The study of 1.5 million men by researchers from Baylor College of Medicine, Houston, suggested men with the condition have a 40% increased risk of developing testicular cancer, a 40% increased risk of developing stomach cancer and a 29% increased risk of developing skin cancer (melanoma), according to The Telegraph.
But Dr Helen Webberley, who runs the online healthcare service My Web Doctor, said “we need to be very careful that this [research] is fully evaluated before people start to worry”. She added: “We also need to be careful that very ‘normal’ men with a slight bend do not get swept up in this association.”
Off the back of the study, we looked into the symptoms and causes of Peyronie’s disease, as well as how to get treated.
What is Peyronie’s disease?
“Many men have a bend or a mild curvature of the penis,” Dr Webberley explained. “Peyronie’s disease is a different thing altogether. It is a rare condition where there is true fibrosis in the shaft of the penis leading to a marked bend and difficulties with urination and sex.”

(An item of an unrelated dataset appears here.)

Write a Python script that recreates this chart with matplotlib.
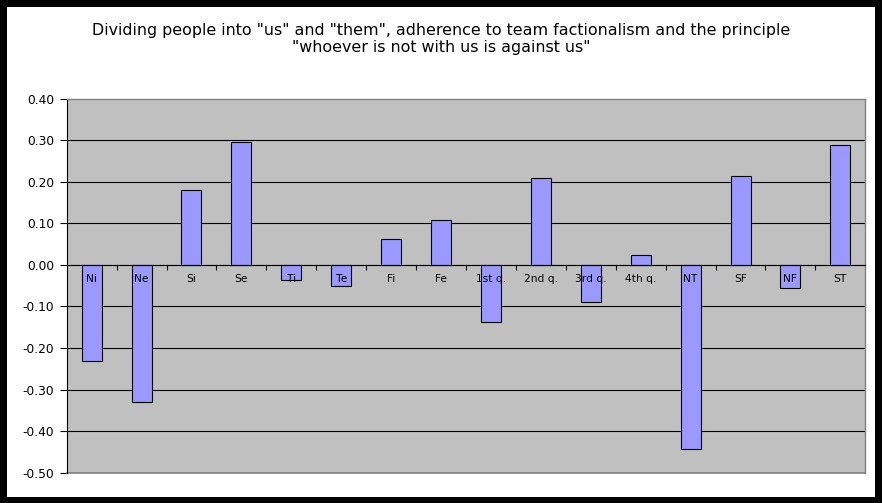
import numpy as np
import matplotlib
matplotlib.use("Agg")
import matplotlib.pyplot as plt
from matplotlib.patches import Rectangle
from matplotlib.ticker import FixedLocator, FormatStrFormatter

# ---------------------------
# Data
# ---------------------------
categories = ["Ni", "Ne", "Si", "Se", "Ti", "Te", "Fi", "Fe",
              "1st q.", "2nd q.", "3rd q.", "4th q.", "NT", "SF", "NF", "ST"]
values = [-0.23, -0.33, 0.18, 0.295, -0.036, -0.05, 0.062, 0.108,
          -0.137, 0.209, -0.09, 0.024, -0.443, 0.213, -0.056, 0.288]
y_ticks = [-0.5, -0.4, -0.3, -0.2, -0.1, 0.0, 0.1, 0.2, 0.3, 0.4]

title = ('Dividing people into "us" and "them", adherence to team factionalism and the principle\n'
         '"whoever is not with us is against us"')

# ---------------------------
# Figure with black frame
# ---------------------------
W, H = 882, 503
fig = plt.figure(figsize=(W / 100, H / 100), dpi=100, facecolor="black")
fig.patches.append(Rectangle((7 / W, 6 / H), (W - 14) / W, (H - 13) / H,
                             transform=fig.transFigure, facecolor="white",
                             edgecolor="none", zorder=-10))

ax = fig.add_axes([66.7 / W, 30.3 / H, (865.3 - 66.7) / W, (472.7 - 98.7) / H])
ax.set_facecolor("#C0C0C0")

x = np.arange(len(categories))
ax.bar(x, values, width=0.4, color="#9999FF", edgecolor="black", linewidth=0.8, zorder=3)

ax.set_xlim(-0.5, len(categories) - 0.5)
ax.set_ylim(y_ticks[0], y_ticks[-1])

# horizontal gridlines (black) except the frame edges
for yv in y_ticks[1:-1]:
    ax.axhline(yv, color="black", lw=0.8, zorder=1)

# y axis
ax.yaxis.set_major_locator(FixedLocator(y_ticks))
ax.yaxis.set_major_formatter(FormatStrFormatter("%.2f"))
ax.tick_params(axis="y", length=5, width=0.8, pad=4, labelsize=8.8)

# x axis sits on zero, ticks between categories
ax.spines["bottom"].set_position(("data", 0))
ax.spines["bottom"].set_color("black")
ax.spines["bottom"].set_linewidth(0.8)
ax.spines["bottom"].set_zorder(4)
ax.xaxis.set_major_locator(FixedLocator(x[1:] - 0.5))
ax.tick_params(axis="x", length=3.5, width=0.8, labelbottom=False)

ax.spines["left"].set_color("black")
ax.spines["left"].set_linewidth(0.8)
for side in ["top", "right"]:
    ax.spines[side].set_color("#808080")
    ax.spines[side].set_linewidth(1.0)
ax.axhline(y_ticks[0], color="#808080", lw=1.2, clip_on=False, zorder=2)

# category labels just under the zero line
for xi, name in zip(x, categories):
    ax.text(xi, -0.034, name, ha="center", va="center", fontsize=7.7,
            color="black", zorder=5)

fig.text(0.5, 1 - 38.8 / H, title, ha="center", va="center",
         fontsize=11.4, linespacing=1.15)

fig.savefig("out.png", dpi=100, facecolor="black")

If you have any of the following symptoms, you should see your GP:
:: a thickened area or hard lump (plaque) in the shaft of the penis
:: a curve in the penis when it’s erect
:: pain in the penis, usually during an erection
:: the penis looking misshapen, like an hour glass
:: loss of length or girth of the penis.
According to the British Association of Urological Surgeons (BAUS), Peyronie’s disease affects approximately one in every 16 men (6%), however many urologists believe it’s under-reported, possibly affecting as many as one in 10 men (10%). Most men affected are over the age of 40.
As previously mentioned, the condition causes the penis to curve. When a plaque grows on the top of the penis, for example, it can cause the penis to bend upward and when it grows on the underside, it causes a downward bend. In some cases, the plaque develops centrally, which can lead to indentation and shortening of the penis.
There are often two stages to the disease, according to BAUS: a painful, inflammatory phase which usually lasts for three to six months and a chronic or stable phase, which usually happens at least six months after the pain has stopped. During the latter stage, no new changes occur to the shape or curvature of the penis.
Peyronie’s disease is sometimes caused by injury to the penis, however in a lot of cases there’s no obvious reason as to why it develops.
The disease usually changes the shape of the penis permanently, meaning it won’t go back to the way it was before. That said, it won’t always affect men to the point where they need treatment, according to the NHS.
If Peyronie’s disease is affecting your sexual function or causing pain, you might be offered non-surgical treatment such as steroids which are injected into the affected area or medicines. Extracorporeal shockwave therapy (ESWT) is also an option, where soundwaves target the plaque. Although there is not much evidence to suggest any of the aforementioned treatments are effective.
In severe cases, Peyronie’s can be treated with surgery. According to the NHS, this might involve: removing or cutting away the plaque and attaching a patch of skin or a vein to straighten the penis, removing an area of the penis opposite the plaque to cancel out the bend or implanting a device to straighten the penis.